Gather all lines in the entries below that include the word "this".
..............................
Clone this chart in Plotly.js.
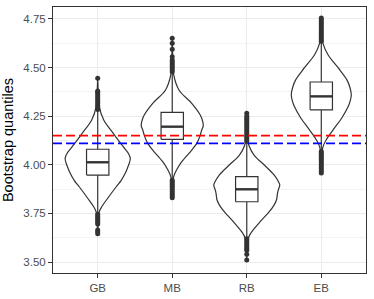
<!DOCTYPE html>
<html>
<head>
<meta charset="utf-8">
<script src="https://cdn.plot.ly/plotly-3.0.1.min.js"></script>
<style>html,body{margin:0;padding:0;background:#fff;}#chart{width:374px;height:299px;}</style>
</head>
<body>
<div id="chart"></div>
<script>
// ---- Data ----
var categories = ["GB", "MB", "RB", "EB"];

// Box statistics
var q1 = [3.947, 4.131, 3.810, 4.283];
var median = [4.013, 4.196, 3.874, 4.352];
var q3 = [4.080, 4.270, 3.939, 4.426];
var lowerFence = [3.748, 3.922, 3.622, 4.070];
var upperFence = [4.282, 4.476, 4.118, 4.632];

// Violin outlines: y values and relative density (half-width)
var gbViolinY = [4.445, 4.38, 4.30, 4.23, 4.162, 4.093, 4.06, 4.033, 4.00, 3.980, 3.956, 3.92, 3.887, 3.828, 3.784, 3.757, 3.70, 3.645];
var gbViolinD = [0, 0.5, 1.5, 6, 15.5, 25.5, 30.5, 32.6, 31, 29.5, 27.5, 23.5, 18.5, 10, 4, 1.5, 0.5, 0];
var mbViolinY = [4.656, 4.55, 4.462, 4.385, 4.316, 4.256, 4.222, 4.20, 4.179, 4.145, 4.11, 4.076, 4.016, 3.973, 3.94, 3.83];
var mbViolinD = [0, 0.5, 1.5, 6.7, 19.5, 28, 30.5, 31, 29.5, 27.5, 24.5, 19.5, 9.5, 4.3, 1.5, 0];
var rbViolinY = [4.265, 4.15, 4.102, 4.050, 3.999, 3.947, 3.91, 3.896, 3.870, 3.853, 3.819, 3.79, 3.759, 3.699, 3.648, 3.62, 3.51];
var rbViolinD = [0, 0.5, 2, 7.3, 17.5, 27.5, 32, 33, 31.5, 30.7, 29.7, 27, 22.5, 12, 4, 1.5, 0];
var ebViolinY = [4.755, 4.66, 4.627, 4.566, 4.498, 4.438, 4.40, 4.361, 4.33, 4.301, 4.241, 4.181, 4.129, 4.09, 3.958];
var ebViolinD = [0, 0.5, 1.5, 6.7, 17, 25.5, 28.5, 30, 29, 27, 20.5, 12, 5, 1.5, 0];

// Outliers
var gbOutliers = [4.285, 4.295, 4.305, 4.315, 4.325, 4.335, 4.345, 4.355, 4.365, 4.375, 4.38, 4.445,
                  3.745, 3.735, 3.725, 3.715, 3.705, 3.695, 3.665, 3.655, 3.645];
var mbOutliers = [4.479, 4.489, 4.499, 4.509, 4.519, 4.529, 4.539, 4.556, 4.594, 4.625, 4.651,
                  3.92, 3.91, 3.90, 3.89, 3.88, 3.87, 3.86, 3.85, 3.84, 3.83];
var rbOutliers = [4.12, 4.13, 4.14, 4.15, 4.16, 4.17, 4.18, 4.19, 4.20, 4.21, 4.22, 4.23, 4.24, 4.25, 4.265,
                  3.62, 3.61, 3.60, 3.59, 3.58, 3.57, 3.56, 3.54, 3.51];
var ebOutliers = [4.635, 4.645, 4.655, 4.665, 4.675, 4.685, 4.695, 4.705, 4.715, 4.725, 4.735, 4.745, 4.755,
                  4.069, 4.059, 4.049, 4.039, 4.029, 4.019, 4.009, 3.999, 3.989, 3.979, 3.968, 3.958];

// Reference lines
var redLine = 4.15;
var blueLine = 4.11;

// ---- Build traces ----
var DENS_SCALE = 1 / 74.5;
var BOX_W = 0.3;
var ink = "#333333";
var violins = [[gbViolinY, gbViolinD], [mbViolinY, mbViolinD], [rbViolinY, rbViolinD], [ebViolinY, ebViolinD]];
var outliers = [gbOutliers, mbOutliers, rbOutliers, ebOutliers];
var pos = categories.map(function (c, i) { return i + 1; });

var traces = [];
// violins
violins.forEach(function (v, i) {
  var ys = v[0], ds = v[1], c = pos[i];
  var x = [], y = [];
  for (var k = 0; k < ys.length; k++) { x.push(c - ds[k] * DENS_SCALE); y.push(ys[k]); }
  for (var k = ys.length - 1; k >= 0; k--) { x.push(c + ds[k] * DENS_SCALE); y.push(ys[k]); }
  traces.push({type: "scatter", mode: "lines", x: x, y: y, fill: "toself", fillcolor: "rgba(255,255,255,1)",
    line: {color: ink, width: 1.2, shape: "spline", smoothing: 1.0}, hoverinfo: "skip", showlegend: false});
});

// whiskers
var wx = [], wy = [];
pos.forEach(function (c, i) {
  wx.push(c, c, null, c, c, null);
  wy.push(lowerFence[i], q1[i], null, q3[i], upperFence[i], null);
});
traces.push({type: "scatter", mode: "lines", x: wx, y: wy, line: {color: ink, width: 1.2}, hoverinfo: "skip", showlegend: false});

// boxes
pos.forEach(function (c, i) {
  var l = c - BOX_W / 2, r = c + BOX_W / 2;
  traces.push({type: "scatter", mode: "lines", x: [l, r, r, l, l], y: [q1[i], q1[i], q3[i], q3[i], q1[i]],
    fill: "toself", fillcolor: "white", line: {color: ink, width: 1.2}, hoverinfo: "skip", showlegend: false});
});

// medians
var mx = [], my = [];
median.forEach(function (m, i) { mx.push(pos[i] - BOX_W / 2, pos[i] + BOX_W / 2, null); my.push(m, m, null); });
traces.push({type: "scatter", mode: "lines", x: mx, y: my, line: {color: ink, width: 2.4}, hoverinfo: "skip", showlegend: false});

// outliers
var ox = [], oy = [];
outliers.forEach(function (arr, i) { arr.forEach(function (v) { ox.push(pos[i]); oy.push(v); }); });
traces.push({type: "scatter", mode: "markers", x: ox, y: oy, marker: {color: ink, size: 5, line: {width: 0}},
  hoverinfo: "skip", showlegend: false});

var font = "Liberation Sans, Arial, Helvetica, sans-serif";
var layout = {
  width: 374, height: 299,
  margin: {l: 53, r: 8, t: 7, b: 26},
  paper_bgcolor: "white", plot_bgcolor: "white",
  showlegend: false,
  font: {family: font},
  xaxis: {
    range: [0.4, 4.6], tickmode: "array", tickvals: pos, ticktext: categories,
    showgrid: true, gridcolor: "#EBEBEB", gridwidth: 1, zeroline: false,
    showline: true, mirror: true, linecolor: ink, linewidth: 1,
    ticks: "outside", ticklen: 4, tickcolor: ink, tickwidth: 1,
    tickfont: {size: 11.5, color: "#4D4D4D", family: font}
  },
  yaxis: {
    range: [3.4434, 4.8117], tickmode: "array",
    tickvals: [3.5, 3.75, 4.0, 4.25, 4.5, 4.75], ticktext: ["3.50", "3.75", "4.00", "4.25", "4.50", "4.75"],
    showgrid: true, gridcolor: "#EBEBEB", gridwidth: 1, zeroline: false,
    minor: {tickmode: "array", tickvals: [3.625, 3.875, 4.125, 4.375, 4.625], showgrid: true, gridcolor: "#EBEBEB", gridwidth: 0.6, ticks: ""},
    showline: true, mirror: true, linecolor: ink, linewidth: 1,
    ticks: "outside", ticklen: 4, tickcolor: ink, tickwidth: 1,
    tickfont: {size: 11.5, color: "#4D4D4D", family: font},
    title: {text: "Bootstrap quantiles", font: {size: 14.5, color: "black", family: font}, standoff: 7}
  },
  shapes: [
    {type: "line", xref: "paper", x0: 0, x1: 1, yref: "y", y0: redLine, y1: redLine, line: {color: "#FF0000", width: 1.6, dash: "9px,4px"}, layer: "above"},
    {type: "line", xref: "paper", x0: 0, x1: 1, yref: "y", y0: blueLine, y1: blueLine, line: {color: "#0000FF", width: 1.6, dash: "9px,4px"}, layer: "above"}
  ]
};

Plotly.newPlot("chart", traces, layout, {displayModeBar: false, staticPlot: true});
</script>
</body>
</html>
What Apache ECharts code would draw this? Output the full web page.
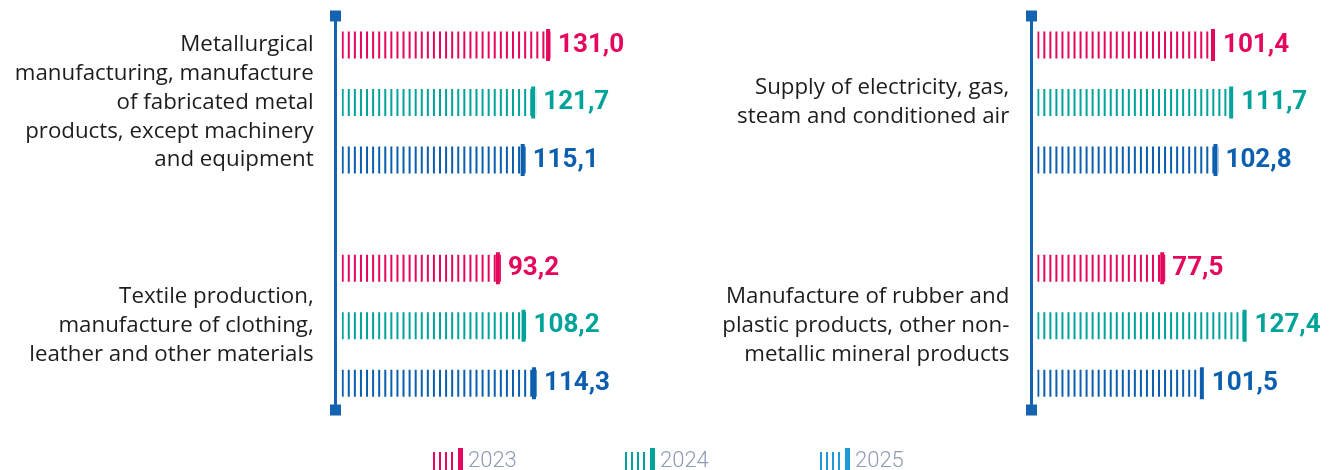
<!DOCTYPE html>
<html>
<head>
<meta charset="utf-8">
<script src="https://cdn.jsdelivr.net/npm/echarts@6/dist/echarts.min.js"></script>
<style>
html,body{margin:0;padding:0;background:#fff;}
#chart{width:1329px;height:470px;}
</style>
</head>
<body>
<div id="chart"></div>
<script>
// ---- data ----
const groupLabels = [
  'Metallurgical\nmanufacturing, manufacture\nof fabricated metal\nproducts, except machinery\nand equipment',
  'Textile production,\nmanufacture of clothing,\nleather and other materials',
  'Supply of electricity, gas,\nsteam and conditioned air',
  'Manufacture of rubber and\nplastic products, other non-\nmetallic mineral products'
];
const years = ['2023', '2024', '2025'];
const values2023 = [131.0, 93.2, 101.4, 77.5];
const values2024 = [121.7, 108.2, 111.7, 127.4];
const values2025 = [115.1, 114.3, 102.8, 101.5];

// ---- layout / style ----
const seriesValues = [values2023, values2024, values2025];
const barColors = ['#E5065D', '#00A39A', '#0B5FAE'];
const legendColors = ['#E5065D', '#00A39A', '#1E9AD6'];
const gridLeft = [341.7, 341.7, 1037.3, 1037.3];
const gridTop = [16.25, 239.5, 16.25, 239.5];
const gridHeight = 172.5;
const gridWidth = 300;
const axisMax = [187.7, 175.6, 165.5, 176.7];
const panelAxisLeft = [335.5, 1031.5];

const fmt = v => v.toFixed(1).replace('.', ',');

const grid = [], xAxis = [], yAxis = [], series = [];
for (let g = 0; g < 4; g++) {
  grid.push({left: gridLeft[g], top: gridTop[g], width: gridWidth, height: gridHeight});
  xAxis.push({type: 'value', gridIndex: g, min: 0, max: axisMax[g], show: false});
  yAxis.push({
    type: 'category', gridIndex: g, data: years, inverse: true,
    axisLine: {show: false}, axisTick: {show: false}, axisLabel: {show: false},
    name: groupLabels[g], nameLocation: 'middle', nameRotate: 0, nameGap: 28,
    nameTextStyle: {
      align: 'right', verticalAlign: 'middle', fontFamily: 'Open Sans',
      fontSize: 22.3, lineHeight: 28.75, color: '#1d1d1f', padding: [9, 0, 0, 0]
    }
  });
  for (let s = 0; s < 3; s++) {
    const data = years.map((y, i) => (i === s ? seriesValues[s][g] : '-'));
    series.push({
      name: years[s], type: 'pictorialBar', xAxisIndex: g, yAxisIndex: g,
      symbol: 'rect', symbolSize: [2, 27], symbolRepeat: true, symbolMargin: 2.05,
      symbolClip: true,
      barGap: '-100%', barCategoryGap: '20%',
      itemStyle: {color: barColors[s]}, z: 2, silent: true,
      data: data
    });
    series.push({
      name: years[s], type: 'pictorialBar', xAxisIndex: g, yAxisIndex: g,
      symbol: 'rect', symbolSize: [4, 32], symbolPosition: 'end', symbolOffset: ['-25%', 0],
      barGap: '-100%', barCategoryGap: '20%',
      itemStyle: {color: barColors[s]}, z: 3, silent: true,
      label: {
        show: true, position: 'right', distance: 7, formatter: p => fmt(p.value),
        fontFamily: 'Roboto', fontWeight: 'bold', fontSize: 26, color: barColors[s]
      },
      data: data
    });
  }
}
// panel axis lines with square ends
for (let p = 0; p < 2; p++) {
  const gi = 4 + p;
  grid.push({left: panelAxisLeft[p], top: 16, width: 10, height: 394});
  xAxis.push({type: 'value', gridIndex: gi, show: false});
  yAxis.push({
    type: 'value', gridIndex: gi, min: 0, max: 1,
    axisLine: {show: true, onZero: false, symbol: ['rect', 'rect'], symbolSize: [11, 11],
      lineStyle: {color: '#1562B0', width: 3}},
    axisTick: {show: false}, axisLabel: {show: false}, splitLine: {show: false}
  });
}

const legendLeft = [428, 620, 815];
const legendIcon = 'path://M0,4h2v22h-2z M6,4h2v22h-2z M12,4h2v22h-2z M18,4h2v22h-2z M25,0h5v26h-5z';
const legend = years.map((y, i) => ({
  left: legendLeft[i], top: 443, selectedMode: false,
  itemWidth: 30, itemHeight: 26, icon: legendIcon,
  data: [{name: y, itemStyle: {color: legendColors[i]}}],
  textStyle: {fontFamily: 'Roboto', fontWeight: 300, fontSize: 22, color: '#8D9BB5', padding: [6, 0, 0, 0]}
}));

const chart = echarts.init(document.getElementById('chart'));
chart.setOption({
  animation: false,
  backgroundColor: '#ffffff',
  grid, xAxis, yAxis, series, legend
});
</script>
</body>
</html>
..............................
» Task solution
Clone this chart in Plotly.js.
What Apache ECharts code would draw this? Output the full web page.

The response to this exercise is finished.